You are most likely overloading the equals(Object o) method.
class A {
void method() {..}
}
class B extends A {
// this is overriding
void method() {..}
}
And
// this is overloading
class A {
void method(boolean b) {..}
void method(String arg) {..}
void method(int arg) {..}
}
P.S. you are using a bracket convention that is not widely accepted on the java world. In Java it is more common to place opening the curly bracket on the same.

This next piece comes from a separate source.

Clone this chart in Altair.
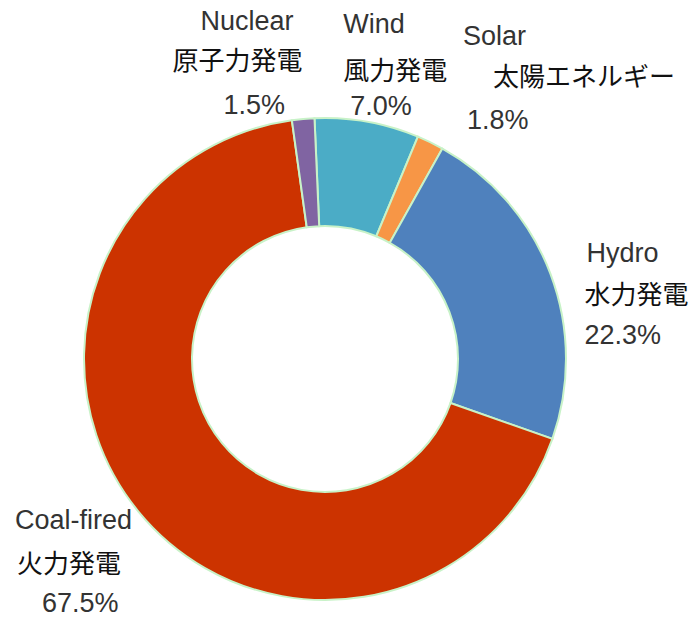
import math
import altair as alt
import pandas as pd

# ---- data ----
names_en = ["Wind", "Solar", "Hydro", "Coal-fired", "Nuclear"]
names_ja = ["風力発電", "太陽エネルギー", "水力発電", "火力発電", "原子力発電"]
shares = [7.0, 1.8, 22.3, 67.5, 1.5]
order_idx = [0, 1, 2, 3, 4]
colors = ["#4bacc6", "#f79646", "#4f81bd", "#cc3300", "#8064a2"]

df = pd.DataFrame({
    "en": names_en,
    "ja": names_ja,
    "share": shares,
    "idx": order_idx,
    "pct": [f"{v:.1f}%" for v in shares],
})

total = sum(shares)
start = math.radians(-2.5)
theta_scale = alt.Scale(domain=[0, total], range=[start, start + 2 * math.pi])

CX, CY = 325, 359
R_OUT, R_IN = 241, 133
R_LAB = 270

base = alt.Chart(df)

arcs = base.mark_arc(
    outerRadius=R_OUT, innerRadius=R_IN, stroke="#c8f2c8", strokeWidth=2
).encode(
    theta=alt.Theta("share:Q", stack=True, scale=theta_scale),
    order=alt.Order("idx:Q"),
    color=alt.Color("en:N", scale=alt.Scale(domain=names_en, range=colors), legend=None),
    x=alt.value(CX),
    y=alt.value(CY),
)

# label line offsets (dx, dy) relative to the polar anchor at each slice's mid-angle
label_style = {
    "Wind":       [(-29, -68), (-29, -21), (-22, 14)],
    "Solar":      [(20, -79), (50, -38), (24, 5)],
    "Hydro":      [(9, -9), (7, 33), (7, 73)],
    "Coal-fired": [(-101, -9), (-99, 35), (-74, 74)],
    "Nuclear":    [(-100, -68), (-128, -28), (-77, 16)],
}
line_fields = ["en", "ja", "pct"]
line_fonts = ["Liberation Sans", "Noto Sans CJK JP", "Liberation Sans"]
line_sizes = [27, 26, 27]
line_colors = ["#333333", "#111111", "#333333"]

layers = [arcs]
for cat, offs in label_style.items():
    for i, (dx, dy) in enumerate(offs):
        t = base.transform_window(
            cum="sum(share)", sort=[alt.SortField("idx")]
        ).transform_calculate(
            mid="datum.cum - datum.share / 2"
        ).transform_filter(
            alt.datum.en == cat
        ).mark_text(
            align="left", baseline="middle", dx=dx, dy=dy,
            font=line_fonts[i], fontSize=line_sizes[i], color=line_colors[i],
        ).encode(
            theta=alt.Theta("mid:Q", stack=None, scale=theta_scale),
            radius=alt.value(R_LAB),
            text=alt.Text(f"{line_fields[i]}:N"),
            x=alt.value(CX),
            y=alt.value(CY),
        )
        layers.append(t)

chart = alt.layer(*layers).properties(
    width=695, height=617, autosize=alt.AutoSizeParams(type="none"), padding=0,
    background="white",
).configure_view(stroke=None)

chart.save("out.html", embed_options={"renderer": "svg", "actions": False})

You are not even overloading, since the other method is called equals. But if you add that s, you will be overloading equals. Although, to be precise, we talk about overloading if two (or more) methods with the same name but different signature are defined in the same class. In your case, it is trickier, since your equals with its different signature partly hides the original equals. Which is usually a bad thing, because this almost always leads to hard to understand behaviour, thus subtle bugs. Whenever someone calls equals on an instance of your class, depending on the parameter type the call may go to a different implementation of the method.
class Document {
public boolean equals(Document d)
{
//do something
}
}
Document doc1 = new Document();
Document doc2 = new Document();
String string = new String();
doc1.equals(doc2); // calls Document.equals
doc1.equals(string); // calls Object.equals!
You would be overriding Object.equals if you defined your method with the exact same signature as the original, i.e.
public boolean equals(Object obj) ...
In this case, both of the above calls to equals correctly execute Document.equals.
From the code you posted it could be either. If equal is defined in a superclass with the same parameter declarations then you are overriding it. If there is already a method called equal, but with different parameter types, you are overloading it.
On a related note, if you are using Java 5 and above and your intent is to override then it is highly recommended to use the #Override annotation before the method definition to indicate your intention. The wrong usage of this annotation (i.e. when you want to override and are not doing so) would flag a compile error.
As of Java 6 you can use the #Override annotation while defining methods that are
declared in an interface the class in implementing.
Overloading: same method name, same parameter list, different classes
Overriding: same method name, different parameter list, same or different classes.
Class A {
bool Equals(Document d) {...}
bool Equals(A a) {...} // overloaded method
}
Class B extends A {
bool Equals(Document d) {...} // overridden method
bool Equals(B b) {...} // overloaded method
}
One thing to note, the return type does not matter, it's the name of the method and the parameter list that make all the difference.